Thermal Performance of Autocatalytic Chemical Reaction for Hybrid Nanomaterial Fluid Flow

Abstract

The mass and heat transfer in hybrid magnetohydrodynamic (MHD) nanofluids is controlled by an autocatalytic chemical mechanism, which is the subject of the current study's thorough analysis. The focus of the work is on the nanolayers at interfaces, which link nanoparticles with the supporting fluids and enable coupled mass and heat transfer phenomena.To further investigate its effects, a uniform transverse magnetic field is added to the study.By using similarity methods, the governing nonlinear coupled partial differential equation that describes this sophisticated system is converted into a collection of ordinary differential equations (ODEs).

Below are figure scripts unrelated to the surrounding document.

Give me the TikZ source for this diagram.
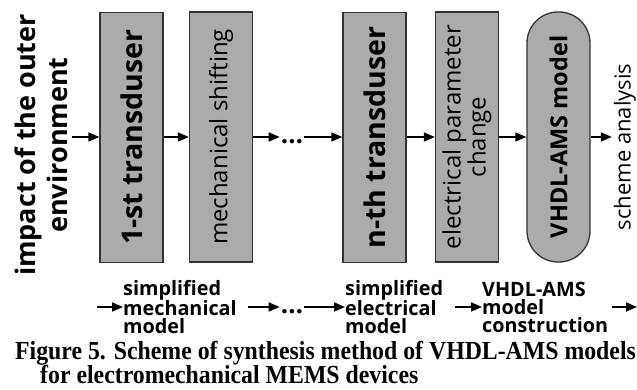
\documentclass[tikz,border=0pt]{standalone}
\usepackage{fontspec}
\setmainfont{Liberation Serif}
\newfontfamily\diagfont{Open Sans}
\usetikzlibrary{arrows.meta}
\tikzset{
  block/.style={draw=black!80, line width=1.3pt, fill=black!33, rotate=90,
    minimum width=250pt, minimum height=63pt, inner sep=1pt, align=center,
    font=\diagfont\fontsize{24}{25}\selectfont},
  arr/.style={-{Triangle[length=11pt,width=9pt]}, line width=1.6pt},
  stage/.style={anchor=west, align=left, inner sep=0pt,
    font=\diagfont\bfseries\fontsize{19.8}{18}\selectfont},
  dots/.style={inner sep=1pt, font=\diagfont\bfseries\fontsize{26}{26}\selectfont},
  caption/.style={anchor=base west, inner sep=0pt, font=\bfseries\fontsize{26}{24}\selectfont},
}
\begin{document}
\begin{tikzpicture}[x=1pt,y=-1pt]
\useasboundingbox (0,0) rectangle (637,390);
% upper chain
\node[rotate=90, align=center, inner sep=0pt, font=\diagfont\bfseries\fontsize{27}{32}\selectfont] (env) at (41,145) {impact of the outer\\environment};
\coordinate (in) at (72,137);
\node[block, font=\diagfont\bfseries\fontsize{28.5}{30}\selectfont] (b1) at (131.5,137.5) {1-st transduser};
\node[block] (b2) at (221,137) {mechanical shifting};
\node[dots] (d1) at (292,142) {\ldots};
\node[block, font=\diagfont\bfseries\fontsize{28.5}{30}\selectfont] (b3) at (374.5,137.5) {n-th transduser};
\node[block] (b4) at (467,137) {electrical parameter\\change};
\node[block, rounded corners=31pt, font=\diagfont\bfseries\fontsize{23.5}{25}\selectfont] (b5) at (558.5,137) {VHDL-AMS model};
\node[rotate=90, inner sep=0pt, font=\diagfont\fontsize{22}{24}\selectfont] (out) at (625,147) {scheme analysis};
%
\draw[arr] (in) -- (b1.north |- in);
\draw[arr] (b1.south |- in) -- (b2.north |- in);
\draw[arr] (b2.south |- in) -- (d1.west |- in);
\draw[arr] (d1.east |- in) -- (b3.north |- in);
\draw[arr] (b3.south |- in) -- (b4.north |- in);
\draw[arr] (b4.south |- in) -- (b5.north |- in);
\draw[arr] (b5.south |- in) -- ([xshift=-2pt]out.north |- in);
% lower chain
\coordinate (lin) at (97,307);
\node[stage] (s1) at (123,307) {simplified\\mechanical\\model};
\node[dots] (d2) at (292,312) {\ldots};
\node[stage] (s2) at (345,307) {simplified\\electrical\\model};
\node[stage] (s3) at (482,307) {VHDL-AMS\\model\\construction};
\coordinate (lout) at (637,307);
%
\draw[arr] (lin) -- (s1.west |- lin);
\draw[arr] (248,307) -- (d2.west |- lin);
\draw[arr] (d2.east |- lin) -- (s2.west |- lin);
\draw[arr] (455,307) -- (s3.west |- lin);
\draw[arr] (612,307) -- (lout);
% caption
\node[caption] (cap1) at (15,359) {\scalebox{0.915}[1]{Figure 5. Scheme of synthesis method of VHDL-AMS models}};
\node[caption] (cap2) at (40,383) {\scalebox{0.915}[1]{for electromechanical MEMS devices}};
\end{tikzpicture}
\end{document}
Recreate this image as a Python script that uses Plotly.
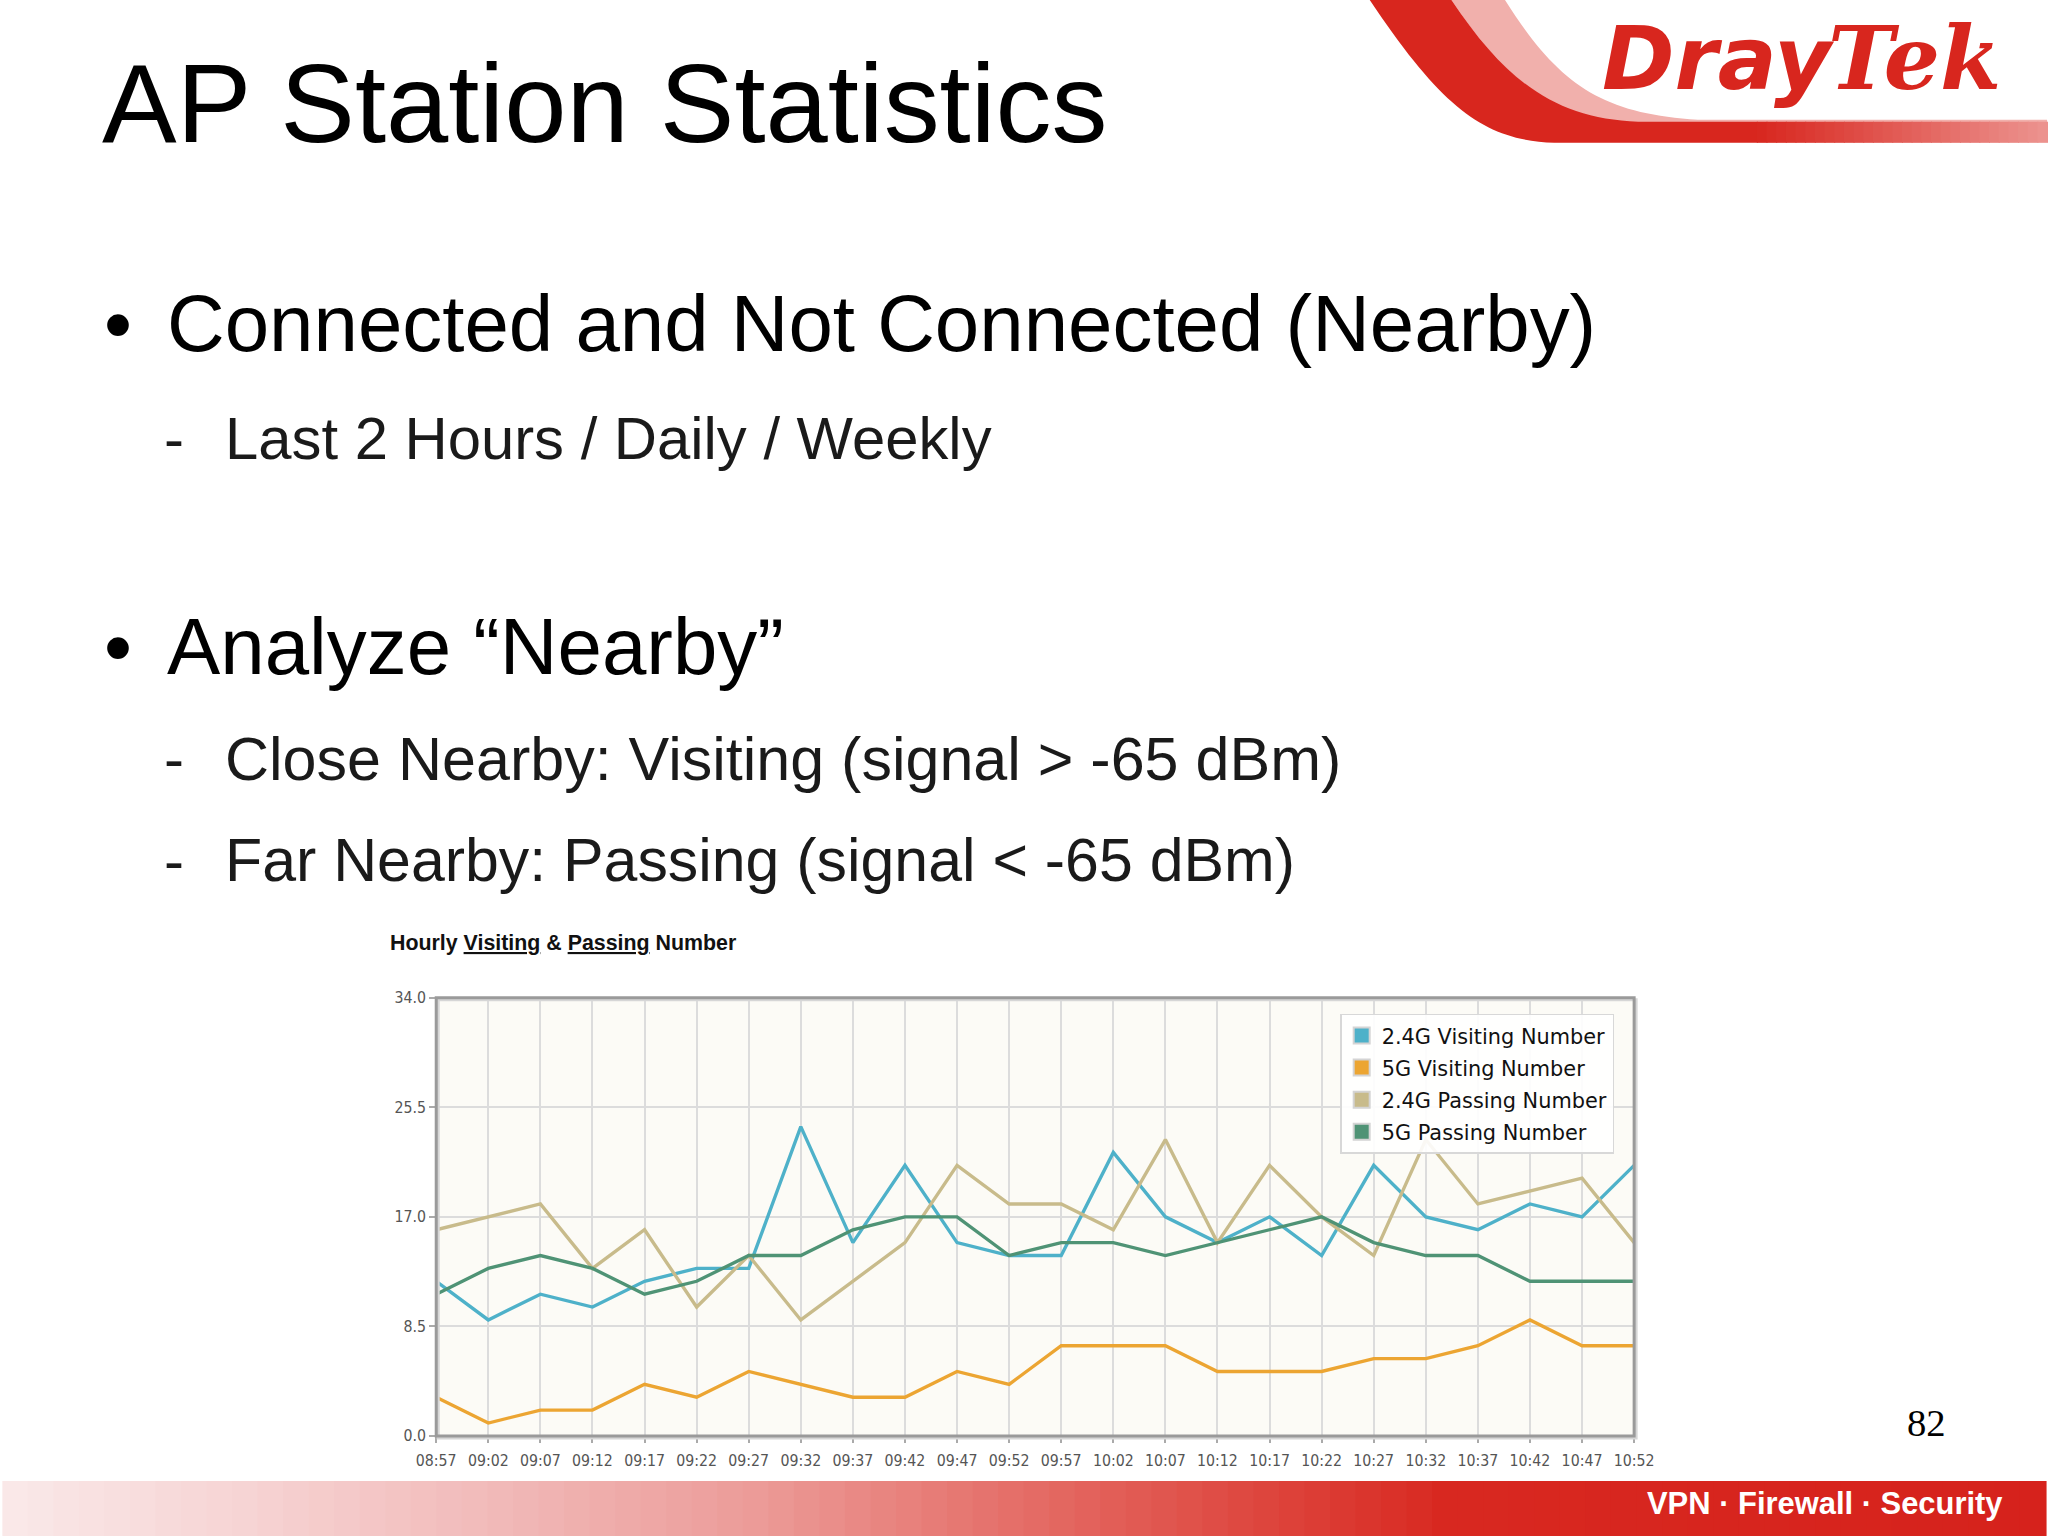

Two numerical approaches( Bvp4c) and the Shooting method, are used to solve the ODEs in order to get precise answers and do a comparison study. One interesting finding about the improvement of thermal performance is that a rise in nanolayer thickness (between 1 and 4) considerably adds to the enhancement. Additionally, it is discovered that improvements in the chemical reaction parameter, which ranges from 0.15 to 0.27, cause the Sherwood number to rise.It is noteworthy that the results of this study add to a better understanding of the complex interactions between magnetohydrodynamics, chemical processes, and nanofluid dynamics. The numerical techniques used highlight the significance of accurate mathematical modeling in illuminating the complexity of such systems. In addition to strengthening the theoretical foundation, this study offers useful information that could have an impact on heat transfer and nanofluid technology applications.